For a conservative, observing the average liberal mind is an exercise in disorientation. In the photo lab of reason, they appear to have gotten only the negatives. Although we believe in civility and dialogue, speaking with a doctrinaire left-winger often proves meaningless unless you intend to write dialogue for Bizarro World. Now, another such moment is upon us. Judging from the liberal media, the newest talking points have apparently gone forward in the bid to bludgeon Middle America into accepting amnesty: The fact that the Obama administration has arrested fewer illegal immigrants than anytime in the last 40 years proves his policies are working, so we must now grant amnesty to all illegal immigrants living in the United States.
While the mainstream media clearly have an agenda, it is rarely so well illustrated as in a Washington Post story from December 5. “The Border Patrol apprehended 327,577 illegal crossers along the U.S.-Mexico border in fiscal year 2011, which ended Sept. 30,” it noted, “numbers not seen since Richard Nixon was president.”
For most Americans, fewer apprehensions would show a deteriorating state of enforcement, rather than rousing success. But not to the experts of the Beltway media. The journalists insist this proves the border is more secure, because fewer illegals are attempting to cross.
The story then abruptly pivots: “Such a steep drop in illegal crossings gives supporters of immigration reform ammunition to argue that now is a good time to tackle the issue.”
Thus is laid bare the liberal agenda: pretend the border is secure, then press for amnesty in an election year.
As if on cue, a number of other media outlets have advanced the mindless meme. Nathan Pippenger at The New Republic has an article explaining “Why Fewer Arrests Means Better Border Enforcement.” He quotes a report from the Soros-funded Center for American Progress that claims, “in some major sectors,” some Border Patrol agents “believe they are apprehending 80-plus percent of the traffic.” Wow, some agents say they nab 80 percent of illegals in some major sectors somewhere at least some of the time, they think. How reassuring. For TNR the low number of arrests means the border is somehow now “secured.”
The Washington Post was more honest (for once): “the U.S. government has no idea how many are not caught.”
Bear in mind, these unapprehended aliens come to join the 13 million illegal Americans here already — a huge and growing body. The hundreds of thousands of new illegals every year compounds the fact that “Hispanics remain by far the fastest-growing group in the nation,” primarily through a high birthrate of anchor babies.
Although one could hardly think of a more deplorable state of parenthood than having children so they can give you U.S. citizenship, the anchor babies — and their anchor baby mamas — are being glorified in the media, as wel. USA Today just ran a tearjerker of a story insisting, “Deportations Tear Some Families Apart.” It recounts the plight of a deportee who left her children with relatives while she was sent home to Mexico.

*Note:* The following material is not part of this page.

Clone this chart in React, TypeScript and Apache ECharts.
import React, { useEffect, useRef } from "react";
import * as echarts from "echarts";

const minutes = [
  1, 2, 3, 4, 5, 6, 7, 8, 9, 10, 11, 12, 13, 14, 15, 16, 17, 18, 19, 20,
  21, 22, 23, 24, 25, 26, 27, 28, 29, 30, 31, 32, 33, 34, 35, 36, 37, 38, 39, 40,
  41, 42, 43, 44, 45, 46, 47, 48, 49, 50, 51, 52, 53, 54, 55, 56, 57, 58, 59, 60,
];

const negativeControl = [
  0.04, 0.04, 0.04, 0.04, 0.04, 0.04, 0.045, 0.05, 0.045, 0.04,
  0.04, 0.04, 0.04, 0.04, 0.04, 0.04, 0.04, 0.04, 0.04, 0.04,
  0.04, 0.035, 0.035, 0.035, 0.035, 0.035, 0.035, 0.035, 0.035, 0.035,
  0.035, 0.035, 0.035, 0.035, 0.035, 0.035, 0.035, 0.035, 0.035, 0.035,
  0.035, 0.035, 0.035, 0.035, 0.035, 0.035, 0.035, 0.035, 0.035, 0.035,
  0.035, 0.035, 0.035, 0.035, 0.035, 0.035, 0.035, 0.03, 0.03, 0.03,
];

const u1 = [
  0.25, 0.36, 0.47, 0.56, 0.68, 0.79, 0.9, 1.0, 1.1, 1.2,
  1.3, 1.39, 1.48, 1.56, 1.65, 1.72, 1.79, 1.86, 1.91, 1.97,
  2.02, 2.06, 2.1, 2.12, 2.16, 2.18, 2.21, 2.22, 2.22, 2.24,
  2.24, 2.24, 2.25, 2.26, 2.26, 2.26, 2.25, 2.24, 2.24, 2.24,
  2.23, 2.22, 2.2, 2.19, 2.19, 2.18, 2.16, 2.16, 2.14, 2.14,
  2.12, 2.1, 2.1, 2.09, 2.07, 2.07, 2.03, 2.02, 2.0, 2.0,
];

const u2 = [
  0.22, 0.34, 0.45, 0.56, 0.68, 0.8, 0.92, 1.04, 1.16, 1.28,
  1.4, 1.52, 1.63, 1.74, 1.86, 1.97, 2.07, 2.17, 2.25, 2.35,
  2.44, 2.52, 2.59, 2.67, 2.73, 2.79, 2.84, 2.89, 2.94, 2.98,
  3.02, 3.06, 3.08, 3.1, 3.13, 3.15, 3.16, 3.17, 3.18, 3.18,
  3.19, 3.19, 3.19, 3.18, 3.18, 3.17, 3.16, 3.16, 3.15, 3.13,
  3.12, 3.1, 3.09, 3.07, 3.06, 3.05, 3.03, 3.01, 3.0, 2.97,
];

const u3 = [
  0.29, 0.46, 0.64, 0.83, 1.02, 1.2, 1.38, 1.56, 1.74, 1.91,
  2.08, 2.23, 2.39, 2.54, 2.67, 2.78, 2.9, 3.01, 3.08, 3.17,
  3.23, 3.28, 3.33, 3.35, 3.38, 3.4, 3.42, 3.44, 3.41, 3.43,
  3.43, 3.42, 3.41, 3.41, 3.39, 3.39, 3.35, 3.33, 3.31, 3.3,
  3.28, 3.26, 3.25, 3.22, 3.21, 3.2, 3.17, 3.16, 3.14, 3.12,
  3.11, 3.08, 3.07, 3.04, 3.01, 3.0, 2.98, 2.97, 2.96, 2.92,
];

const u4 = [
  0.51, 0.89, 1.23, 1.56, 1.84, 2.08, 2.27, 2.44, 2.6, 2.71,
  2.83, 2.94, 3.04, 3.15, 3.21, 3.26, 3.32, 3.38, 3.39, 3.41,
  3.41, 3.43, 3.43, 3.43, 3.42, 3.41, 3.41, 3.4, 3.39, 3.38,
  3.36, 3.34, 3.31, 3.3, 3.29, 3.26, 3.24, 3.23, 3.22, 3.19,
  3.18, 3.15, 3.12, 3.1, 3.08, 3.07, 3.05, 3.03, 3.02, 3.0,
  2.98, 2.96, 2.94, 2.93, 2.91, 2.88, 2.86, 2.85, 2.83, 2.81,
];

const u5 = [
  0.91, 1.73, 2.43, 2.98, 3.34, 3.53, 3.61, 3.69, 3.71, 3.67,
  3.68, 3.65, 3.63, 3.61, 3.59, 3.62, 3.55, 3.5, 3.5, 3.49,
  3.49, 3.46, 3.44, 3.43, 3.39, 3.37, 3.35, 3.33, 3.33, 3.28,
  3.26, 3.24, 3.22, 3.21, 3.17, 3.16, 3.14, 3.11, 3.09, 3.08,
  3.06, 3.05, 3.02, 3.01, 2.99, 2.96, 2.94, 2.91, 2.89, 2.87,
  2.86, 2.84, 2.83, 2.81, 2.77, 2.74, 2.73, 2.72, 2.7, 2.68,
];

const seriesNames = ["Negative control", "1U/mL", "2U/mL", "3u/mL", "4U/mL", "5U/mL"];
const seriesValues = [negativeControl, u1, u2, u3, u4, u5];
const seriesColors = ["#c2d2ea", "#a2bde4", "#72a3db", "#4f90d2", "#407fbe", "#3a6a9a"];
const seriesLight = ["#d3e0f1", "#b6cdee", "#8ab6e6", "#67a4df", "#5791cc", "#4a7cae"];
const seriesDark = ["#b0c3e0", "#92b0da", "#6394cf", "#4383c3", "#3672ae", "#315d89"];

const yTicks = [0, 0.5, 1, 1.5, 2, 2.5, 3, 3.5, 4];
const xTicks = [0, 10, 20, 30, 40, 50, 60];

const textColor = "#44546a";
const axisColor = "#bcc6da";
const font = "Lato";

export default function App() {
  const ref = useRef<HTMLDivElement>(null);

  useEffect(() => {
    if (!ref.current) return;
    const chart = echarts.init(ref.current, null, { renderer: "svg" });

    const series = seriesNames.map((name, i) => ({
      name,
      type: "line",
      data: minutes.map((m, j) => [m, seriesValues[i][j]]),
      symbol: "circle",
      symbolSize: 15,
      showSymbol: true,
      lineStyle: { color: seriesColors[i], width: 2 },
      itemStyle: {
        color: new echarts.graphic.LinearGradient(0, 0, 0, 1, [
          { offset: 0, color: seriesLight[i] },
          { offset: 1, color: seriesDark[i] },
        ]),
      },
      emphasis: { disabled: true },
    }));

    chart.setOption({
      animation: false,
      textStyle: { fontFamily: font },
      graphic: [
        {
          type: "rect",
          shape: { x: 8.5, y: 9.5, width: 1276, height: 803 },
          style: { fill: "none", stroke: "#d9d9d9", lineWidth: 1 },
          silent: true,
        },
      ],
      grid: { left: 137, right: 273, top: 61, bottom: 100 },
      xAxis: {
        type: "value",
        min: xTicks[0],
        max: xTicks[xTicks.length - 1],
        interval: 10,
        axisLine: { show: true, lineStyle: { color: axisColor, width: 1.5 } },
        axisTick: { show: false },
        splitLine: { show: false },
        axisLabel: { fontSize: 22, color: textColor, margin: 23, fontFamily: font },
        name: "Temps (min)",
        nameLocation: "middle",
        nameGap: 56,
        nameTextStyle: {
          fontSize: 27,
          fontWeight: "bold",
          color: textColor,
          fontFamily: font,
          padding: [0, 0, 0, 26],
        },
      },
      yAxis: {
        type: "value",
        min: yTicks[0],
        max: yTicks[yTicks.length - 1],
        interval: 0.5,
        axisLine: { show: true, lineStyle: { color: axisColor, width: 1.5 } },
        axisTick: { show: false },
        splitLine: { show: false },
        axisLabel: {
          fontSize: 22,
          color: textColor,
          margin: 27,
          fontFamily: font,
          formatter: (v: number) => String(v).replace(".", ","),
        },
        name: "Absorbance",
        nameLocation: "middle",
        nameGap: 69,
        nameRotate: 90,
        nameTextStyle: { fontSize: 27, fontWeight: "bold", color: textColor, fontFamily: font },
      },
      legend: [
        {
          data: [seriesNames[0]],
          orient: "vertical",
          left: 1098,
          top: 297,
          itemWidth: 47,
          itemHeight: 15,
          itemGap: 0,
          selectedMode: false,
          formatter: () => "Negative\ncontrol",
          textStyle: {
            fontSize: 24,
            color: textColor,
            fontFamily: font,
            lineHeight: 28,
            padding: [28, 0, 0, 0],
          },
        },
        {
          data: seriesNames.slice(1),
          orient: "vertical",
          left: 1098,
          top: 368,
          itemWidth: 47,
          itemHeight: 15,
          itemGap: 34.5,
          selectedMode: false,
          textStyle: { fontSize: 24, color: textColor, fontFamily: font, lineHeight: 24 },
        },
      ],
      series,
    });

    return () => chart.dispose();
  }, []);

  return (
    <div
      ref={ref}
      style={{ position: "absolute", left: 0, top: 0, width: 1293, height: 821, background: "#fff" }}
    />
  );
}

As usual, liberal emotion gives way to concrete reality. Has it occurred to the reporter than parents willing to have babies to gain U.S. citizenship, and willing to abandon their children in hopes of clinging to it, may not make the sturdiest citizens?
The most unreported fact is that many of those who choose not to enter the United States, or are deported from it, end up living the Mexican Dream. The Post reported the story of 28-year-old Juan Carlos Vela, a man who got as far as Mexicali, Mexico, before deciding not to cross the border. In his new home, he “found a job making $75 a week in a brick factory, twice as much as the going wage for similar work down south in his home state of Durango, where he said there have been so many drug cartel gun battles lately ‘I can’t let my daughters outside.’” Nor is he alone. The Houston Chronicle reported in 2009 of numerous cases where deportees used the skills they learned in the United States to become prosperous business owners in Mexico, in the process rejuvenating their entire family villages.
The Post reports on Vela’s epiphany to stay south of the border. “’Mexicali seems pretty quiet; I like it here,’ Vela said. ‘Might as well forget about the American dream and get on with my life.’”
It would be in both the Mexican and the American national interest to encourage as many of his fellow countrymen as possible to come to the same conclusion.